そしてまた、私たちは誰に拠り頼んで良い行いをするかである。ローマ人への手紙3章には「義人はいない。ひとりもいない」(10節)、「善を行う人はいない。ひとりもいない」(12節)とあり、良い行いに対する罪人の無能性、無力性というものを語っている。今日の箇所で良い行いは光の輝きとされているわけだが、罪人のうちにもともと光はないし、罪人は光を創り出すこともできない。だからある方は、キリストが私たちを通して輝いて下さると表現した。これは真理をついていると思う。パウロは「主の栄光を反映させながら」(Ⅱコリント3章18節)と語り、輝く秘訣を語っている。キリストが光源である。キリストはぶとうの木のたとえの箇所で、「わたしを離れては、あなたがたは何もすることができません」と明言された(ヨハネ15章5節)。私たちは手足は動かせても、神の栄光を現すふるまいは、キリストを離れては何一つできないということである。私たちは自分に拠り頼むのではなく主に拠り頼んで、ひとつひとつやっていこう。祈って、自分のすることをゆだねていこう。

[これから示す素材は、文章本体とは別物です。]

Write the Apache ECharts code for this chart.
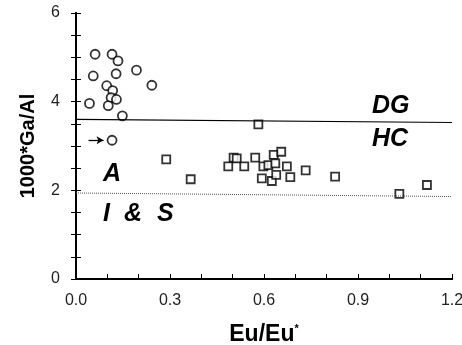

最後に、良い行いをする最終目標について観て終わろう。「・・・天におられるあなたがたの父をあがめるようにしなさい」。「あがめる」ということばは、「賛美する」「栄光を与える」といった意味のことばである。私たちが良い行いをする目的は、パリサイ人のそれとは、全く違っている。パリサイ人は自己が賛美されるためにそうした。自分の良い行いが知られ、見られ、自分の徳の高さを誇示し、自分に誉れを帰すためにした。私たちはただ、主の光を反映させる者、主の光を運ぶ者にしかすぎない。それ以上ではない。もしパリサイ人のように誉れを勝ち取ろうという目的で良い行いをしたら、その良い行いとは光ではなく闇である。なぜなら、それは、自分の罪の性質が生み出した自己賛美の精神に基づくものであるからである。それは、地に属し、肉に属するもので、まことの光ではない。ただの我にすぎない。私たちが単純に、天の父なる神があがめられるために、神の栄光のためにという目的で良い行いをするときに、その良い行いこそが光である。人々はそこにまことの神を見、神をあがめるようになるだろう。

当教会の理念の一つは、今日の箇所から「照らす愛」となっている。それは福音のパートナーとしての良い行いである。ある人は、「良いことばも、良い歩みが伴っていなければ何の役に立たない」と言った。私たちは人々が神を信じてくださることを願う者たちである。私たちは家庭にあって、職場にあって、地域社会にあって、神の御名が信じられ、あがめられることを心から願い、主の光を反映させるものでありたい。